# [DATA SECTION]
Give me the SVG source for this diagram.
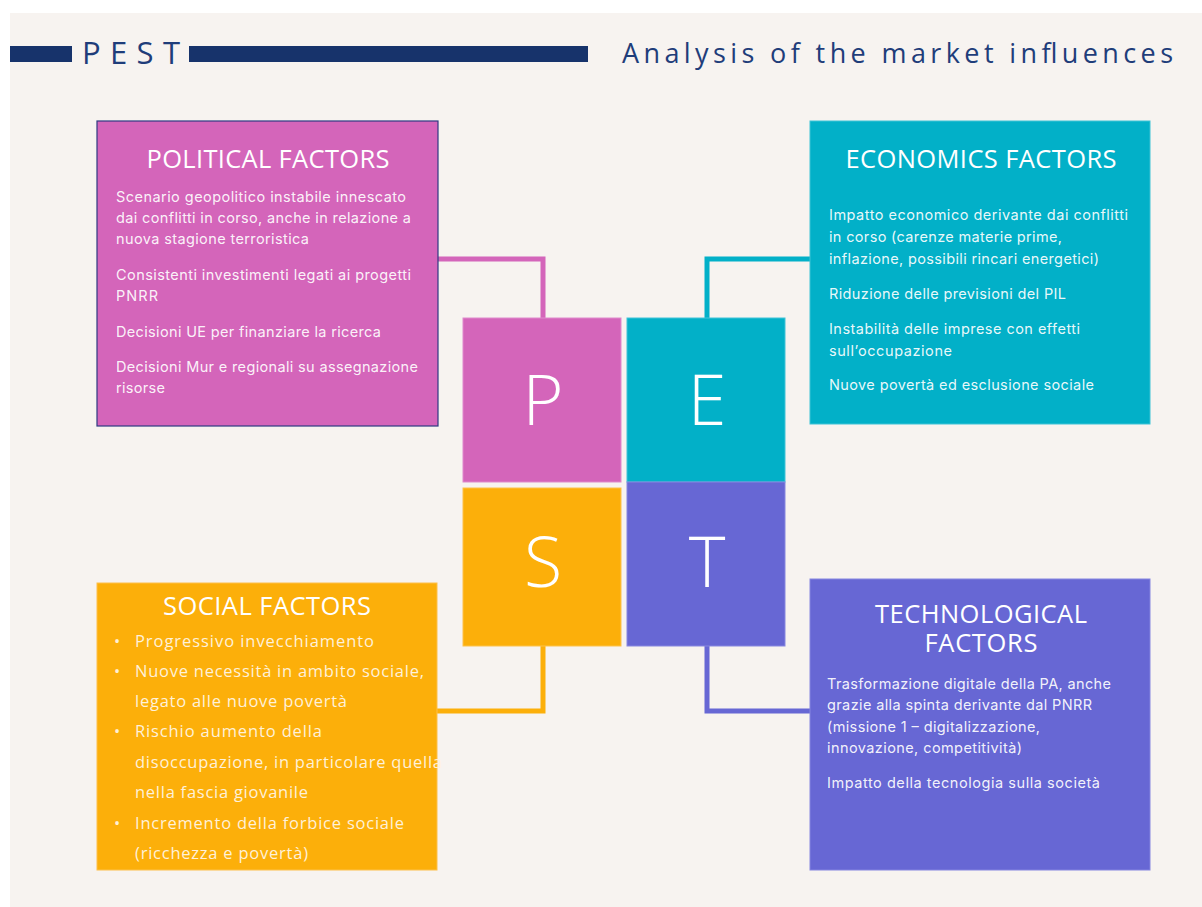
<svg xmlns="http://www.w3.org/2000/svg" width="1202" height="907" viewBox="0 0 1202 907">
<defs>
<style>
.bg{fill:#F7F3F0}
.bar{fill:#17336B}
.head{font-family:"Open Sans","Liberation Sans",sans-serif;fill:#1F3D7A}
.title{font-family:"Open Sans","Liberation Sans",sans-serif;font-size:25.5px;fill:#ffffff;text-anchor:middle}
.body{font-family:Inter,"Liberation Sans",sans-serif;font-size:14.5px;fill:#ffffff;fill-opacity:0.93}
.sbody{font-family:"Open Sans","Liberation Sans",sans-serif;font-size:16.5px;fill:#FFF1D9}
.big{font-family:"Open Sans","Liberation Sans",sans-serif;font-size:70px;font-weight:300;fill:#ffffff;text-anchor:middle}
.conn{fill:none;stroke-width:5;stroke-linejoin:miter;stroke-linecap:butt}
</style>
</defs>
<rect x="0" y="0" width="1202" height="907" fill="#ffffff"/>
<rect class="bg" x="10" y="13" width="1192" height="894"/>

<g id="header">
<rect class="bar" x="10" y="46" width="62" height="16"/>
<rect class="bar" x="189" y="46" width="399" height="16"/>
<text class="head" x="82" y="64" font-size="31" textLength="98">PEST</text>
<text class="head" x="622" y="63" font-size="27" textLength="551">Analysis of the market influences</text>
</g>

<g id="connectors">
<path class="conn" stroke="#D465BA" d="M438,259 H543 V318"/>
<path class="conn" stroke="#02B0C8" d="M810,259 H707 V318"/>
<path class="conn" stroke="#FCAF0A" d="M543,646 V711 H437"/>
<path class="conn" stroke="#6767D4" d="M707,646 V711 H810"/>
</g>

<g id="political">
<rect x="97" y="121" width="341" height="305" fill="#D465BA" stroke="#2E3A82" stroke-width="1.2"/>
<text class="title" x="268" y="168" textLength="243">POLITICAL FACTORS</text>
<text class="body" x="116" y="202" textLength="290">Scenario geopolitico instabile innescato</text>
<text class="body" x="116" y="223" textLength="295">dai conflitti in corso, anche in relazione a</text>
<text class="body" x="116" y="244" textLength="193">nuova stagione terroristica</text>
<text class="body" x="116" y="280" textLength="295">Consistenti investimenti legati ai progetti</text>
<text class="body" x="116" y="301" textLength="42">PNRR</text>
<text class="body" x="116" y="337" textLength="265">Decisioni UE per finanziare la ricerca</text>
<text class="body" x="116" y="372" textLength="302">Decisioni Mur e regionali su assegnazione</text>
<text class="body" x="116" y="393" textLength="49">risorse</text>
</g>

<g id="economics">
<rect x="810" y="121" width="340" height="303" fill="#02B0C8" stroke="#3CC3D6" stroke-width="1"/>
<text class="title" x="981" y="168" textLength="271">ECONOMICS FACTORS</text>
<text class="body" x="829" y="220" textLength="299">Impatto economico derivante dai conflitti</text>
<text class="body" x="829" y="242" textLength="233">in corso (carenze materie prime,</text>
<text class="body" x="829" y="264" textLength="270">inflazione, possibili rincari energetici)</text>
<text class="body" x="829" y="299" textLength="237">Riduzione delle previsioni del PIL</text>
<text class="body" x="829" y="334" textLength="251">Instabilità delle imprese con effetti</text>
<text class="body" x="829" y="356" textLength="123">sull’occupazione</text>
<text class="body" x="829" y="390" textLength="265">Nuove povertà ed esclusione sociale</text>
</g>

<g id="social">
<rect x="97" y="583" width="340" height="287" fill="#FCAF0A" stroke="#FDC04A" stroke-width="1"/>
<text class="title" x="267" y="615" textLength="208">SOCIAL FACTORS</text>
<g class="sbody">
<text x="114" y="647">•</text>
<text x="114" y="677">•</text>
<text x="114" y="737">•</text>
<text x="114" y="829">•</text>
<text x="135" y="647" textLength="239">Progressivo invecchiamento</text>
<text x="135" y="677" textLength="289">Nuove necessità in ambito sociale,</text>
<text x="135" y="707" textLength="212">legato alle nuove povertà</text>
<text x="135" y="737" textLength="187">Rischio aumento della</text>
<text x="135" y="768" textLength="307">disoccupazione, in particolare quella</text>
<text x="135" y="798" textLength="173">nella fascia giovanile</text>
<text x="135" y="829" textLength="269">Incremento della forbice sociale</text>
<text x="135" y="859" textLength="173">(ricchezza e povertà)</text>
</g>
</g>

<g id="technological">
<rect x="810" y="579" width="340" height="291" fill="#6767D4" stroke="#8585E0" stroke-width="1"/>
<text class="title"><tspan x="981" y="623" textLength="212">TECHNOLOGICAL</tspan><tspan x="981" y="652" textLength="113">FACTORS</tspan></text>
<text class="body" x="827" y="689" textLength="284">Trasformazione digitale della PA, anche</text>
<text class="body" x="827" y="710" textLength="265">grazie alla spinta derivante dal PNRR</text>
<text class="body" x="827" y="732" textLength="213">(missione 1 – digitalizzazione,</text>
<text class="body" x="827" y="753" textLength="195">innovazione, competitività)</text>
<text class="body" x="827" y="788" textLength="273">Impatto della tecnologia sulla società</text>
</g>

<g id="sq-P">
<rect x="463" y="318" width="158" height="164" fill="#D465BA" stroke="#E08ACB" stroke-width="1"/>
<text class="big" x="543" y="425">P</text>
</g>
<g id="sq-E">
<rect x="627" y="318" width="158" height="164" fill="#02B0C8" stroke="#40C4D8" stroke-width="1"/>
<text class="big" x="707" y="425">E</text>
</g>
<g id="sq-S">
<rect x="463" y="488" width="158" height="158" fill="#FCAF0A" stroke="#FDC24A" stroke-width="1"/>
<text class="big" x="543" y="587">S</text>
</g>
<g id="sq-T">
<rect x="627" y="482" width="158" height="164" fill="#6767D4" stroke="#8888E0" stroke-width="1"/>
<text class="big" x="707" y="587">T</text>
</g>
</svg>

# [TASK STATEMENT]
Reproduce each line exactly as it appears, omitting the pictures.

# [RESULT FOR THIS TASK]
Give me the SVG source for this diagram.
<svg xmlns="http://www.w3.org/2000/svg" width="1202" height="907" viewBox="0 0 1202 907">
<defs>
<style>
.bg{fill:#F7F3F0}
.bar{fill:#17336B}
.head{font-family:"Open Sans","Liberation Sans",sans-serif;fill:#1F3D7A}
.title{font-family:"Open Sans","Liberation Sans",sans-serif;font-size:25.5px;fill:#ffffff;text-anchor:middle}
.body{font-family:Inter,"Liberation Sans",sans-serif;font-size:14.5px;fill:#ffffff;fill-opacity:0.93}
.sbody{font-family:"Open Sans","Liberation Sans",sans-serif;font-size:16.5px;fill:#FFF1D9}
.big{font-family:"Open Sans","Liberation Sans",sans-serif;font-size:70px;font-weight:300;fill:#ffffff;text-anchor:middle}
.conn{fill:none;stroke-width:5;stroke-linejoin:miter;stroke-linecap:butt}
</style>
</defs>
<rect x="0" y="0" width="1202" height="907" fill="#ffffff"/>
<rect class="bg" x="10" y="13" width="1192" height="894"/>

<g id="header">
<rect class="bar" x="10" y="46" width="62" height="16"/>
<rect class="bar" x="189" y="46" width="399" height="16"/>
<text class="head" x="82" y="64" font-size="31" textLength="98">PEST</text>
<text class="head" x="622" y="63" font-size="27" textLength="551">Analysis of the market influences</text>
</g>

<g id="connectors">
<path class="conn" stroke="#D465BA" d="M438,259 H543 V318"/>
<path class="conn" stroke="#02B0C8" d="M810,259 H707 V318"/>
<path class="conn" stroke="#FCAF0A" d="M543,646 V711 H437"/>
<path class="conn" stroke="#6767D4" d="M707,646 V711 H810"/>
</g>

<g id="political">
<rect x="97" y="121" width="341" height="305" fill="#D465BA" stroke="#2E3A82" stroke-width="1.2"/>
<text class="title" x="268" y="168" textLength="243">POLITICAL FACTORS</text>
<text class="body" x="116" y="202" textLength="290">Scenario geopolitico instabile innescato</text>
<text class="body" x="116" y="223" textLength="295">dai conflitti in corso, anche in relazione a</text>
<text class="body" x="116" y="244" textLength="193">nuova stagione terroristica</text>
<text class="body" x="116" y="280" textLength="295">Consistenti investimenti legati ai progetti</text>
<text class="body" x="116" y="301" textLength="42">PNRR</text>
<text class="body" x="116" y="337" textLength="265">Decisioni UE per finanziare la ricerca</text>
<text class="body" x="116" y="372" textLength="302">Decisioni Mur e regionali su assegnazione</text>
<text class="body" x="116" y="393" textLength="49">risorse</text>
</g>

<g id="economics">
<rect x="810" y="121" width="340" height="303" fill="#02B0C8" stroke="#3CC3D6" stroke-width="1"/>
<text class="title" x="981" y="168" textLength="271">ECONOMICS FACTORS</text>
<text class="body" x="829" y="220" textLength="299">Impatto economico derivante dai conflitti</text>
<text class="body" x="829" y="242" textLength="233">in corso (carenze materie prime,</text>
<text class="body" x="829" y="264" textLength="270">inflazione, possibili rincari energetici)</text>
<text class="body" x="829" y="299" textLength="237">Riduzione delle previsioni del PIL</text>
<text class="body" x="829" y="334" textLength="251">Instabilità delle imprese con effetti</text>
<text class="body" x="829" y="356" textLength="123">sull’occupazione</text>
<text class="body" x="829" y="390" textLength="265">Nuove povertà ed esclusione sociale</text>
</g>

<g id="social">
<rect x="97" y="583" width="340" height="287" fill="#FCAF0A" stroke="#FDC04A" stroke-width="1"/>
<text class="title" x="267" y="615" textLength="208">SOCIAL FACTORS</text>
<g class="sbody">
<text x="114" y="647">•</text>
<text x="114" y="677">•</text>
<text x="114" y="737">•</text>
<text x="114" y="829">•</text>
<text x="135" y="647" textLength="239">Progressivo invecchiamento</text>
<text x="135" y="677" textLength="289">Nuove necessità in ambito sociale,</text>
<text x="135" y="707" textLength="212">legato alle nuove povertà</text>
<text x="135" y="737" textLength="187">Rischio aumento della</text>
<text x="135" y="768" textLength="307">disoccupazione, in particolare quella</text>
<text x="135" y="798" textLength="173">nella fascia giovanile</text>
<text x="135" y="829" textLength="269">Incremento della forbice sociale</text>
<text x="135" y="859" textLength="173">(ricchezza e povertà)</text>
</g>
</g>

<g id="technological">
<rect x="810" y="579" width="340" height="291" fill="#6767D4" stroke="#8585E0" stroke-width="1"/>
<text class="title"><tspan x="981" y="623" textLength="212">TECHNOLOGICAL</tspan><tspan x="981" y="652" textLength="113">FACTORS</tspan></text>
<text class="body" x="827" y="689" textLength="284">Trasformazione digitale della PA, anche</text>
<text class="body" x="827" y="710" textLength="265">grazie alla spinta derivante dal PNRR</text>
<text class="body" x="827" y="732" textLength="213">(missione 1 – digitalizzazione,</text>
<text class="body" x="827" y="753" textLength="195">innovazione, competitività)</text>
<text class="body" x="827" y="788" textLength="273">Impatto della tecnologia sulla società</text>
</g>

<g id="sq-P">
<rect x="463" y="318" width="158" height="164" fill="#D465BA" stroke="#E08ACB" stroke-width="1"/>
<text class="big" x="543" y="425">P</text>
</g>
<g id="sq-E">
<rect x="627" y="318" width="158" height="164" fill="#02B0C8" stroke="#40C4D8" stroke-width="1"/>
<text class="big" x="707" y="425">E</text>
</g>
<g id="sq-S">
<rect x="463" y="488" width="158" height="158" fill="#FCAF0A" stroke="#FDC24A" stroke-width="1"/>
<text class="big" x="543" y="587">S</text>
</g>
<g id="sq-T">
<rect x="627" y="482" width="158" height="164" fill="#6767D4" stroke="#8888E0" stroke-width="1"/>
<text class="big" x="707" y="587">T</text>
</g>
</svg>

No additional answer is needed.